Florida Court of Appeal, Fourth District

December 7, 2011

Roderick WALKER, Appellant,
v.
STATE of Florida, Appellee.

Carey Haughwout, Public Defender, and Richard B. Greene, Assistant Public Defender, West Palm Beach, for appellant.

Pamela Jo Bondi, Attorney General, Tallahassee, and Melynda Melear, Assistant Attorney General, West Palm Beach, for appellee.

GROSS, J.

The single, narrow issue in this case is whether the trial court properly excluded a check stub from evidence as hearsay. We affirm, holding that the check stub was hearsay and that the party offering the check failed to qualify the stub under any exception to the rule against hearsay.

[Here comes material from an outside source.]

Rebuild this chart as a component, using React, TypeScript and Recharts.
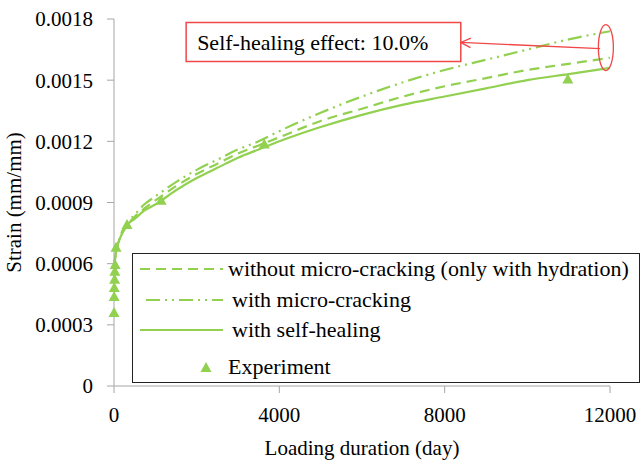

Roderick Walker was charged with possession of cocaine with intent to sell or deliver within 1,000 feet of a school, among other charges. To prove Walker's intent to sell, the state introduced $3,000 in cash found on him at the time of his arrest, along with powder cocaine and freshly cooked crack cocaine. [1] Walker sought to introduce his fiancé e's check stub to support his contention that the cash had an innocent source; the fiancé e testified that she had cashed a $10,881.79 paycheck from her employer and gave $3,000 to Walker. The check stub indicated that (1) the net amount of the check was $10,881.79, (2) the funds came from the termination of a 401(k) retirement fund, (3) the distribution reason was " Termination of employment," and (4) the check came from Hartford Retirement Services. The state raised a hearsay objection and the trial judge sustained it.

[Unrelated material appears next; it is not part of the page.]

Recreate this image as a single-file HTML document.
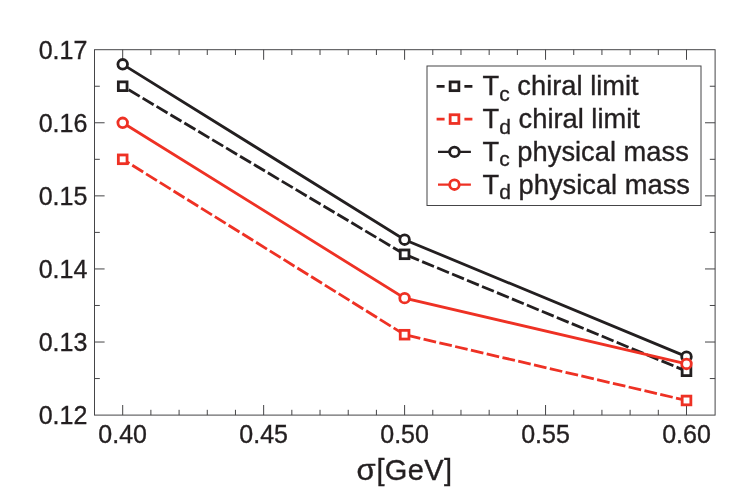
<!DOCTYPE html>
<html><head><meta charset="utf-8"><title>chart</title>
<style>html,body{margin:0;padding:0;background:#fff;}svg{display:block;will-change:transform;}text{font-family:"Liberation Sans",sans-serif;fill:#231f20;stroke:#231f20;stroke-width:0.35px;}</style></head><body>
<svg width="747" height="498" viewBox="0 0 747 498">
<rect x="0" y="0" width="747" height="498" fill="#ffffff"/>
<g stroke="#454547" stroke-width="1" fill="none" shape-rendering="auto">
<rect x="94.50" y="49.70" width="620.60" height="365.40"/>
<path d="M122.70 415.10v-10.10 M122.70 49.70v10.10"/>
<path d="M150.89 415.10v-5.30 M150.89 49.70v5.30"/>
<path d="M179.08 415.10v-5.30 M179.08 49.70v5.30"/>
<path d="M207.27 415.10v-5.30 M207.27 49.70v5.30"/>
<path d="M235.46 415.10v-5.30 M235.46 49.70v5.30"/>
<path d="M263.65 415.10v-10.10 M263.65 49.70v10.10"/>
<path d="M291.84 415.10v-5.30 M291.84 49.70v5.30"/>
<path d="M320.03 415.10v-5.30 M320.03 49.70v5.30"/>
<path d="M348.22 415.10v-5.30 M348.22 49.70v5.30"/>
<path d="M376.41 415.10v-5.30 M376.41 49.70v5.30"/>
<path d="M404.60 415.10v-10.10 M404.60 49.70v10.10"/>
<path d="M432.79 415.10v-5.30 M432.79 49.70v5.30"/>
<path d="M460.98 415.10v-5.30 M460.98 49.70v5.30"/>
<path d="M489.17 415.10v-5.30 M489.17 49.70v5.30"/>
<path d="M517.36 415.10v-5.30 M517.36 49.70v5.30"/>
<path d="M545.55 415.10v-10.10 M545.55 49.70v10.10"/>
<path d="M573.74 415.10v-5.30 M573.74 49.70v5.30"/>
<path d="M601.93 415.10v-5.30 M601.93 49.70v5.30"/>
<path d="M630.12 415.10v-5.30 M630.12 49.70v5.30"/>
<path d="M658.31 415.10v-5.30 M658.31 49.70v5.30"/>
<path d="M686.50 415.10v-10.10 M686.50 49.70v10.10"/>
<path d="M94.50 378.56h5.30 M715.10 378.56h-5.30"/>
<path d="M94.50 342.02h10.10 M715.10 342.02h-10.10"/>
<path d="M94.50 305.48h5.30 M715.10 305.48h-5.30"/>
<path d="M94.50 268.94h10.10 M715.10 268.94h-10.10"/>
<path d="M94.50 232.40h5.30 M715.10 232.40h-5.30"/>
<path d="M94.50 195.86h10.10 M715.10 195.86h-10.10"/>
<path d="M94.50 159.32h5.30 M715.10 159.32h-5.30"/>
<path d="M94.50 122.78h10.10 M715.10 122.78h-10.10"/>
<path d="M94.50 86.24h5.30 M715.10 86.24h-5.30"/>
</g>
<g font-size="25">
<text x="87.3" y="424.10" text-anchor="end">0.12</text>
<text x="87.3" y="351.02" text-anchor="end">0.13</text>
<text x="87.3" y="277.94" text-anchor="end">0.14</text>
<text x="87.3" y="204.86" text-anchor="end">0.15</text>
<text x="87.3" y="131.78" text-anchor="end">0.16</text>
<text x="87.3" y="58.70" text-anchor="end">0.17</text>
<text x="122.70" y="443.4" text-anchor="middle">0.40</text>
<text x="263.65" y="443.4" text-anchor="middle">0.45</text>
<text x="404.60" y="443.4" text-anchor="middle">0.50</text>
<text x="545.55" y="443.4" text-anchor="middle">0.55</text>
<text x="686.50" y="443.4" text-anchor="middle">0.60</text>
</g>
<text transform="translate(356.5,479.6) scale(1.07,1)" font-size="29">σ</text>
<text x="376.4" y="479.6" font-size="29" letter-spacing="0.4">[GeV]</text>
<path d="M122.70 86.24 L404.60 254.32 L686.50 371.25" fill="none" stroke="#231f20" stroke-width="2.80" stroke-linejoin="miter" stroke-dasharray="12.80 3.40" stroke-dashoffset="9.20"/>
<path d="M122.70 159.32 L404.60 334.71 L686.50 400.48" fill="none" stroke="#ee3124" stroke-width="2.80" stroke-linejoin="miter" stroke-dasharray="12.80 3.40" stroke-dashoffset="4.90"/>
<path d="M122.70 64.32 L404.60 239.71 L686.50 356.64" fill="none" stroke="#231f20" stroke-width="2.80" stroke-linejoin="miter"/>
<path d="M122.70 122.78 L404.60 298.17 L686.50 363.94" fill="none" stroke="#ee3124" stroke-width="2.80" stroke-linejoin="miter"/>
<rect x="118.35" y="81.89" width="8.70" height="8.70" fill="#fff" stroke="#231f20" stroke-width="2.80"/>
<rect x="400.25" y="249.97" width="8.70" height="8.70" fill="#fff" stroke="#231f20" stroke-width="2.80"/>
<rect x="682.15" y="366.90" width="8.70" height="8.70" fill="#fff" stroke="#231f20" stroke-width="2.80"/>
<rect x="118.35" y="154.97" width="8.70" height="8.70" fill="#fff" stroke="#ee3124" stroke-width="2.80"/>
<rect x="400.25" y="330.36" width="8.70" height="8.70" fill="#fff" stroke="#ee3124" stroke-width="2.80"/>
<rect x="682.15" y="396.13" width="8.70" height="8.70" fill="#fff" stroke="#ee3124" stroke-width="2.80"/>
<circle cx="122.70" cy="64.32" r="4.80" fill="#fff" stroke="#231f20" stroke-width="2.80"/>
<circle cx="404.60" cy="239.71" r="4.80" fill="#fff" stroke="#231f20" stroke-width="2.80"/>
<circle cx="686.50" cy="356.64" r="4.80" fill="#fff" stroke="#231f20" stroke-width="2.80"/>
<circle cx="122.70" cy="122.78" r="4.80" fill="#fff" stroke="#ee3124" stroke-width="2.80"/>
<circle cx="404.60" cy="298.17" r="4.80" fill="#fff" stroke="#ee3124" stroke-width="2.80"/>
<circle cx="686.50" cy="363.94" r="4.80" fill="#fff" stroke="#ee3124" stroke-width="2.80"/>
<rect x="427" y="66" width="274" height="139.5" fill="#fff" stroke="#454547" stroke-width="1"/>
<path d="M436.60 86.30H472.40" stroke="#231f20" stroke-width="2.80" fill="none" stroke-dasharray="8 19.8 8 0"/>
<rect x="450.15" y="81.95" width="8.70" height="8.70" fill="#fff" stroke="#231f20" stroke-width="2.80"/>
<text x="482.6" y="95.10" font-size="27.3">T<tspan font-size="21" dy="5.6">c</tspan><tspan dy="-5.6"> chiral limit</tspan></text>
<path d="M436.60 119.10H472.40" stroke="#ee3124" stroke-width="2.80" fill="none" stroke-dasharray="8 19.8 8 0"/>
<rect x="450.15" y="114.75" width="8.70" height="8.70" fill="#fff" stroke="#ee3124" stroke-width="2.80"/>
<text x="482.6" y="127.90" font-size="27.3">T<tspan font-size="21" dy="5.6">d</tspan><tspan dy="-5.6"> chiral limit</tspan></text>
<path d="M438.00 151.90H470.90" stroke="#231f20" stroke-width="2.20" fill="none"/>
<circle cx="454.45" cy="151.90" r="4.80" fill="#fff" stroke="#231f20" stroke-width="2.80"/>
<text x="482.6" y="160.70" font-size="27.3">T<tspan font-size="21" dy="5.6">c</tspan><tspan dy="-5.6"> physical mass</tspan></text>
<path d="M438.00 184.70H470.90" stroke="#ee3124" stroke-width="2.20" fill="none"/>
<circle cx="454.45" cy="184.70" r="4.80" fill="#fff" stroke="#ee3124" stroke-width="2.80"/>
<text x="482.6" y="193.50" font-size="27.3">T<tspan font-size="21" dy="5.6">d</tspan><tspan dy="-5.6"> physical mass</tspan></text>
</svg></body></html>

The trial court correctly ruled that the check stub was inadmissible hearsay. As a " written assertion," the stub was a " statement, other than one made by the declarant [the fiancé e] while testifying at trial ... offered in evidence to prove the truth of the matter asserted." § 90.801(1)(a)1. & (c), Fla. Stat. (2009). Walker was seeking to use the information contained on the check stub for its truth,

Page 841

to corroborate the fiancé e's story about the source of the funds.

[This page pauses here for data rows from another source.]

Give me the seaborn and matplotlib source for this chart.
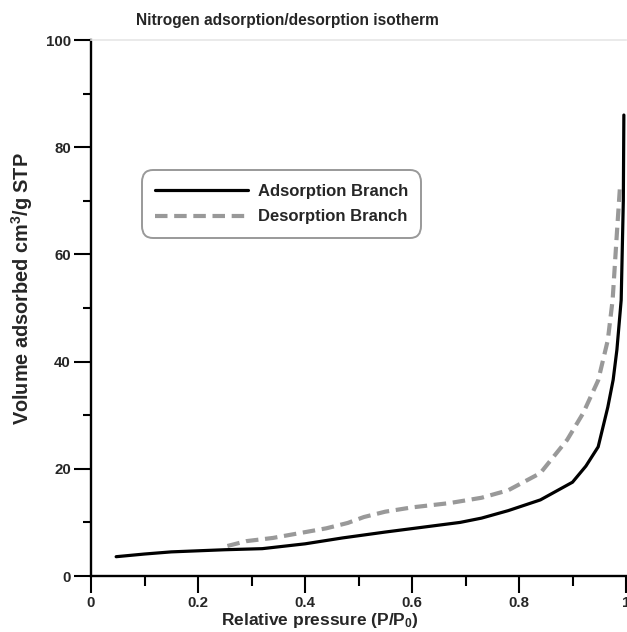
import matplotlib
matplotlib.use("Agg")
import matplotlib.pyplot as plt
import seaborn as sns
import pandas as pd

# Adsorption branch (relative pressure, volume adsorbed)
ads_p = [0.047, 0.10, 0.15, 0.20, 0.25, 0.32, 0.40, 0.47, 0.55, 0.62, 0.69, 0.73,
         0.78, 0.84, 0.90, 0.925, 0.948, 0.966, 0.976, 0.983, 0.991, 0.995, 0.996]
ads_v = [3.6, 4.1, 4.5, 4.7, 4.9, 5.1, 6.0, 7.1, 8.2, 9.1, 10.0, 10.8,
         12.2, 14.2, 17.5, 20.5, 24.1, 31.5, 36.6, 42.2, 51.5, 70.0, 86.0]

# Desorption branch
des_p = [0.255, 0.29, 0.34, 0.39, 0.44, 0.48, 0.51, 0.55, 0.60, 0.67, 0.73, 0.78,
         0.84, 0.89, 0.92, 0.948, 0.966, 0.975, 0.983, 0.989]
des_v = [5.6, 6.5, 7.1, 8.0, 8.9, 9.9, 11.0, 12.0, 12.8, 13.6, 14.6, 16.0,
         19.2, 25.4, 30.4, 36.5, 44.0, 51.5, 64.0, 73.0]

x_ticks = [0, 0.2, 0.4, 0.6, 0.8, 1]
x_tick_labels = ["0", "0.2", "0.4", "0.6", "0.8", "1"]
x_minor = [0.1, 0.3, 0.5, 0.7, 0.9]
y_ticks = [0, 20, 40, 60, 80, 100]
y_minor = [10, 30, 50, 70, 90]

sns.set_style("ticks")
plt.rcParams["font.family"] = ["Liberation Sans", "DejaVu Sans"]
plt.rcParams["font.weight"] = "bold"
plt.rcParams["mathtext.fontset"] = "custom"
plt.rcParams["mathtext.rm"] = "Liberation Sans:bold"
plt.rcParams["mathtext.default"] = "rm"

ads = pd.DataFrame({"p": ads_p, "v": ads_v})
des = pd.DataFrame({"p": des_p, "v": des_v})

W, H = 627, 632
fig = plt.figure(figsize=(W / 100, H / 100), dpi=100)
ax = fig.add_axes([91 / W, 1 - 576 / H, 535 / W, 536 / H])

sns.lineplot(data=ads, x="p", y="v", sort=False, ax=ax, color="black",
             linewidth=2.3, label="Adsorption Branch")
sns.lineplot(data=des, x="p", y="v", sort=False, ax=ax, color="#999999",
             linewidth=3.0, dashes=False, label="Desorption Branch")
ax.lines[1].set_dashes((3.0, 1.6))

ax.set_xlim(0, 1)
ax.set_ylim(0, 100)
ax.set_xticks(x_ticks)
ax.set_xticklabels(x_tick_labels)
ax.set_xticks(x_minor, minor=True)
ax.set_yticks(y_ticks)
ax.set_yticks(y_minor, minor=True)
ax.tick_params(axis="both", which="both", direction="out", width=1.5,
               color="black", labelsize=10.8)
ax.tick_params(axis="both", which="major", length=12.5)
ax.tick_params(axis="x", which="major", pad=2)
ax.tick_params(axis="y", which="major", pad=2)
ax.tick_params(axis="x", which="minor", length=7)
ax.tick_params(axis="y", which="minor", length=6)
for lbl in ax.get_xticklabels() + ax.get_yticklabels():
    lbl.set_fontweight("bold")

for side in ["left", "bottom"]:
    ax.spines[side].set_linewidth(1.7)
    ax.spines[side].set_color("black")
ax.spines["top"].set_visible(True)
ax.spines["top"].set_color("#e6e6e6")
ax.spines["top"].set_linewidth(1.2)
ax.spines["right"].set_visible(False)

ax.set_xlabel("")
ax.set_ylabel("")
fig.text(287 / W, 1 - 20 / H, "Nitrogen adsorption/desorption isotherm",
         fontsize=11.2, fontweight="bold", ha="center", va="center")
fig.text(320 / W, 1 - 625 / H, "Relative pressure (P/P$_0$)",
         fontsize=12.5, fontweight="bold", ha="center", va="baseline")
fig.text(22 / W, 1 - 289 / H, "Volume adsorbed cm$^3$/g STP",
         fontsize=14.3, fontweight="bold", ha="center", va="center",
         rotation=90)

leg = ax.legend(loc="upper left", bbox_to_anchor=(0.095, 0.757), frameon=True,
                fancybox=True, handlelength=5.6, handletextpad=0.55,
                borderpad=0.8, labelspacing=0.65, borderaxespad=0,
                prop={"weight": "bold", "size": 12})
frame = leg.get_frame()
frame.set_edgecolor("#999999")
frame.set_linewidth(1.4)
frame.set_alpha(1)
frame.set_boxstyle("round,pad=0,rounding_size=0.7")

fig.savefig("out.png", dpi=100)
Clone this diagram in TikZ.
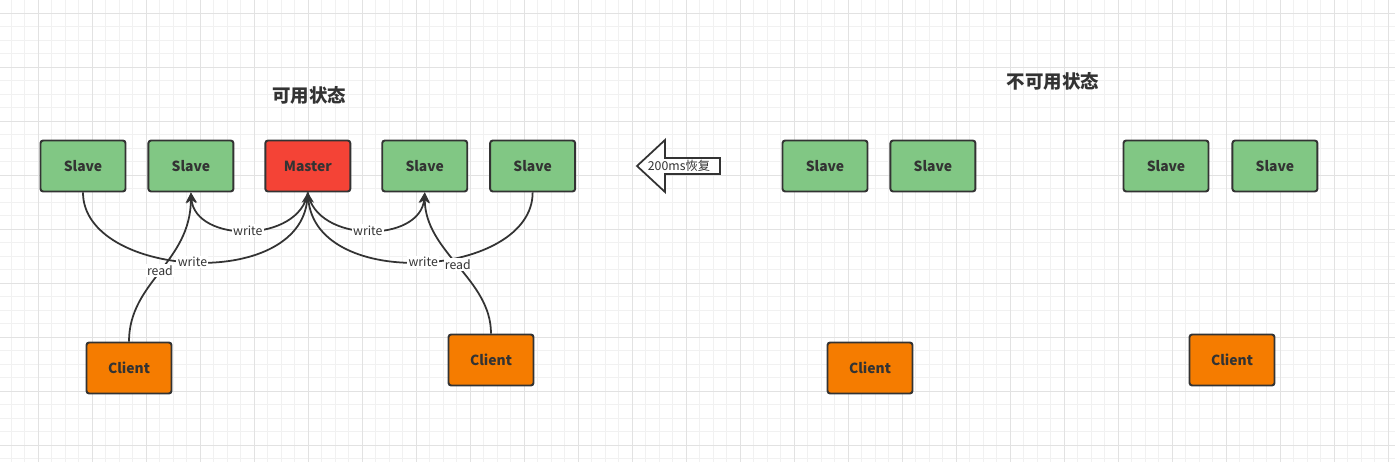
\documentclass[tikz,border=0pt]{standalone}
\usepackage{fontspec}
\setmainfont{Noto Sans CJK SC}
\usetikzlibrary{positioning,arrows.meta}

\definecolor{ink}{HTML}{333333}
\definecolor{slavegreen}{HTML}{81C784}
\definecolor{masterred}{HTML}{F44336}
\definecolor{clientorange}{HTML}{F57C00}
\definecolor{gridminor}{HTML}{F1F1F1}
\definecolor{gridmajor}{HTML}{E2E2E2}

\begin{document}
\begin{tikzpicture}[
  x=0.02cm, y=-0.02cm,
  >={Stealth[length=6pt,width=6pt]},
  box/.style={draw=ink, line width=1.1pt, rounded corners=1.5pt, minimum width=1.7cm, minimum height=1.02cm, inner sep=0pt, text=ink, font=\fontsize{7.9}{10}\selectfont\bfseries},
  slave/.style={box, fill=slavegreen},
  master/.style={box, fill=masterred},
  client/.style={box, fill=clientorange},
  title/.style={text=ink, font=\fontsize{10.5}{13}\selectfont\bfseries},
  link/.style={draw=ink, line width=1pt, ->},
  lbl/.style={fill=white, inner sep=0.8pt, text=ink, font=\fontsize{7}{9}\selectfont}
]

% canvas with grid
\fill[white] (0,0) rectangle (1395,462);
\useasboundingbox (0,0) rectangle (1395,462);
\foreach \gx in {11.3,24.8,...,1395}
  \draw[gridminor, line width=0.6pt] (\gx,0) -- (\gx,462);
\foreach \gy in {-0.2,13.3,...,462}
  \draw[gridminor, line width=0.6pt] (0,\gy) -- (1395,\gy);
\foreach \gx in {38.3,92.3,...,1395}
  \draw[gridmajor, line width=0.6pt] (\gx,0) -- (\gx,462);
\foreach \gy in {13.3,67.3,...,462}
  \draw[gridmajor, line width=0.6pt] (0,\gy) -- (1395,\gy);

% available state
\node[title] (up) at (309,95) {可用状态};
\node[slave]                   (s1) at (83,166) {Slave};
\node[slave, right=0.42cm of s1] (s2) {Slave};
\node[master, right=0.60cm of s2] (m) {Master};
\node[slave, right=0.60cm of m]  (s3) {Slave};
\node[slave, right=0.42cm of s3] (s4) {Slave};
\node[client] (c1) at (129,368) {Client};
\node[client] (c2) at (491,360) {Client};

\draw[link] (s1.south) .. controls +(0,85) and +(-8,100) .. (m.south) node[lbl, pos=0.5] {write};
\draw[link] (s4.south) .. controls +(0,85) and +(8,100) .. (m.south) node[lbl, pos=0.5] {write};
\draw[link] (m.south) .. controls +(-8,51) and +(4,51) .. (s2.south) node[lbl, pos=0.5] {write};
\draw[link] (m.south) .. controls +(8,51) and +(-4,51) .. (s3.south) node[lbl, pos=0.5] {write};
\draw[link] (c1.north) .. controls +(0,-60) and +(0,70) .. (s2.south) node[lbl, pos=0.5] {read};
\draw[link] (c2.north) .. controls +(0,-55) and +(0,60) .. (s3.south) node[lbl, pos=0.5] {read};

% recovery arrow
\draw[draw=ink, line width=1pt, fill=white, line join=miter]
  (720,158) -- (665,158) -- (665,140) -- (637,166) -- (665,192) -- (665,174) -- (720,174) -- cycle;
\node[lbl, fill=none] (back) at (679,166) {200ms恢复};

% unavailable state
\node[title] (down) at (1053,81) {不可用状态};
\node[slave]                   (r1) at (825,166) {Slave};
\node[slave, right=0.42cm of r1] (r2) {Slave};
\node[slave]                   (r3) at (1166,166) {Slave};
\node[slave, right=0.44cm of r3] (r4) {Slave};
\node[client] (c3) at (870,368) {Client};
\node[client] (c4) at (1232,360) {Client};

\end{tikzpicture}
\end{document}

A check stub is different than the check itself, a negotiable instrument. A check stub is " the inner end of each leaf, for keeping a record of the content of the part filled out and torn away." The Random House Dictionary of the English Language 1410 (1967). The stub is not a part of the check, but a note reflecting that a check was issued; it is not the negotiable instrument. Generally, cases have treated check stubs as inadmissible hearsay unless they are qualified under an exception to the hearsay rule. See § 90.803(6), Fla. Stat. (2009).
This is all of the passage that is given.